If New York City bans big sodas, what's next on the list? Large slices of pizza? Double-scoop ice cream cones? Tubs of movie-theater popcorn? The 16-ounce strip steak?

The proposed crackdown on supersized drinks could face a legal challenge from those who oppose the first-in-the-nation rule and fear the city isn't going to stop with beverages.

Mayor Michael Bloomberg wants to bar restaurants, movie theaters, sports arenas, food carts and delis from selling sodas and other sugary drinks in servings larger than 16 ounces, saying it is a way to fight obesity in a city that spends billions of dollars a year on weight-related health problems.

Whether that's legal, though, is a matter of dispute and may be tested.

"We're going to look at all of our options to protect our business, our rights to do business and our rights not to be discriminated against," said Steve Cahillane, a senior executive with Coca-Cola. "We won't take anything off the table."

The mayor-appointed city Board of Health is expected to approve the measure after a three-month comment period. It could take effect as early as March, unless critics who accuse Bloomberg of instituting a "nanny state" can get courts or state lawmakers to step in.

It's not just businesses and industry groups that could sue. In theory, any individual affected by the ban could bring a legal challenge.

But it wouldn't be enough to simply claim that the ban infringes on personal freedom, said Rick Hills, a New York University law professor specializing in local government law and New York City.

While Bloomberg administration officials say they have no plans to move against solid foods, any local government could ban red meat -- or even all animal products -- without violating a person's right to life, liberty and the pursuit of happiness, Hills said.

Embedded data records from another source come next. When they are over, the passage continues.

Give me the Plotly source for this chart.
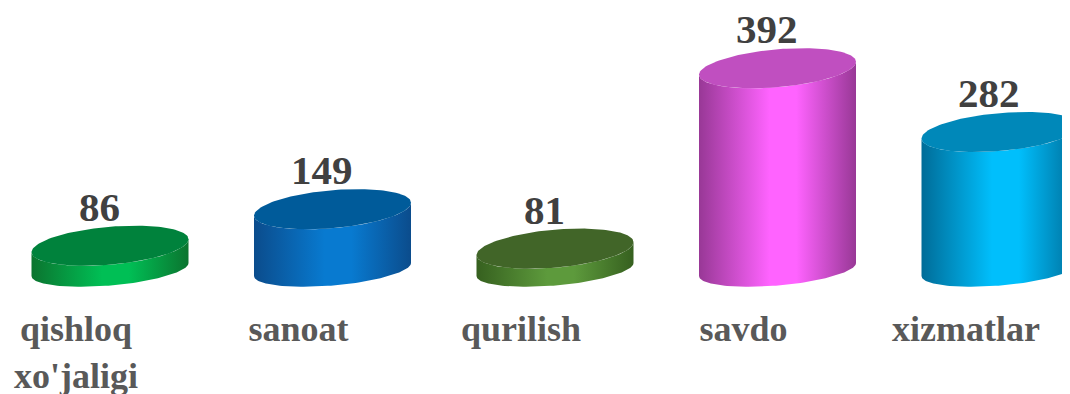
import numpy as np
import plotly.graph_objects as go

# data
categories = ["qishloq<br>xo'jaligi", "sanoat", "qurilish", "savdo", "xizmatlar"]
values = [86, 149, 81, 392, 282]

# cylinder colours: (dark edge, bright centre, top)
colors = [
    ("#0b742f", "#00bf55", "#00823c"),
    ("#0b4c8c", "#087ad0", "#005b9a"),
    ("#36601f", "#5d9a3c", "#416528"),
    ("#983896", "#ff63ff", "#c04fc0"),
    ("#006c98", "#00bffc", "#0088b9"),
]

W, H = 1070, 394
MB = 102          # page body has an 8px margin, so everything is laid out 8px up/left
BASE = 45         # value at the floor of the cylinders
PX_X = 222.5      # pixels per category
PX_Y = 0.58       # pixels per value unit
X0_PX = 102       # pixel of the first category centre
BASE_PX = 261.5   # pixel of the floor centre

X_MIN = -X0_PX / PX_X
X_MAX = X_MIN + W / PX_X
Y_MAX = BASE + BASE_PX / PX_Y
Y_MIN = Y_MAX - (H - MB) / PX_Y

RX = 78.5 / PX_X
B_TOP = 19 / PX_Y
B_BOT = 16 / PX_Y
SHEAR = 6.5 / PX_Y


def ellipse(cx, cy, b, t):
    return cx + RX * np.cos(t), cy + b * np.sin(t) + SHEAR * np.cos(t)


fig = go.Figure()

for i, v in enumerate(values):
    dark, bright, top = colors[i]
    t = np.linspace(np.pi, 2 * np.pi, 80)
    bx, by = ellipse(i, BASE, B_BOT, t)
    tx, ty = ellipse(i, v, B_TOP, t[::-1])
    fig.add_trace(go.Scatter(
        x=np.concatenate([bx, tx]), y=np.concatenate([by, ty]),
        mode="lines", fill="toself", line=dict(width=0),
        fillgradient=dict(type="horizontal", colorscale=[
            [0, dark], [0.45, bright], [0.62, bright], [1, dark]]),
        hoverinfo="skip", showlegend=False,
    ))
    tt = np.linspace(0, 2 * np.pi, 160)
    ex, ey = ellipse(i, v, B_TOP, tt)
    fig.add_trace(go.Scatter(
        x=ex, y=ey, mode="lines", fill="toself", line=dict(width=0),
        fillcolor=top, hoverinfo="skip", showlegend=False,
    ))
    fig.add_annotation(
        x=i, y=v, text=str(v), showarrow=False, yshift=39, xshift=-11, borderpad=0,
        font=dict(family="Liberation Serif", size=41, color="#404040", weight="bold"),
    )

fig.update_layout(
    width=W, height=H,
    margin=dict(l=0, r=0, t=0, b=MB, autoexpand=False),
    paper_bgcolor="white", plot_bgcolor="white",
    xaxis=dict(range=[X_MIN, X_MAX], showgrid=False, zeroline=False, showline=False,
               automargin=False,
               tickvals=list(range(len(categories))), ticktext=categories,
               ticklabelshift=-34, ticklabelstandoff=4,
               tickfont=dict(family="Liberation Serif", size=36, color="#595959", weight="bold")),
    yaxis=dict(range=[Y_MIN, Y_MAX], visible=False),
)

fig.write_html("out.html")
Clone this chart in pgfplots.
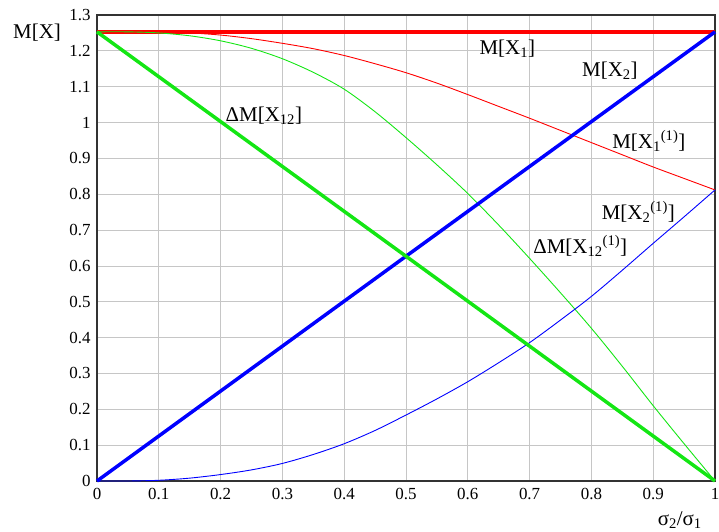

"The court has never struck down a health measure that was designed to protect people from unsafe diets or unsafe foods," he said. Whether the ban is on rat poison or on sugar, government is allowed to protect people from themselves, he said.

And Hills said that opponents would have to do more than argue that the law affects one source of sugar more than others. Courts, he said, have repeatedly ruled that the government can try to eradicate societal ills one step at a time.

Rob Bookman, an attorney who has represented the New York Restaurant Association, predicted opponents will argue that the city Health Department is overstepping its authority and infringing on federal or state power.

He said the sugary-drink rule would set a dangerous precedent: If the ban is within the city's rights, then there's nothing to prevent, for example, a prohibition on the 16-ounce New York strip steak, he suggested.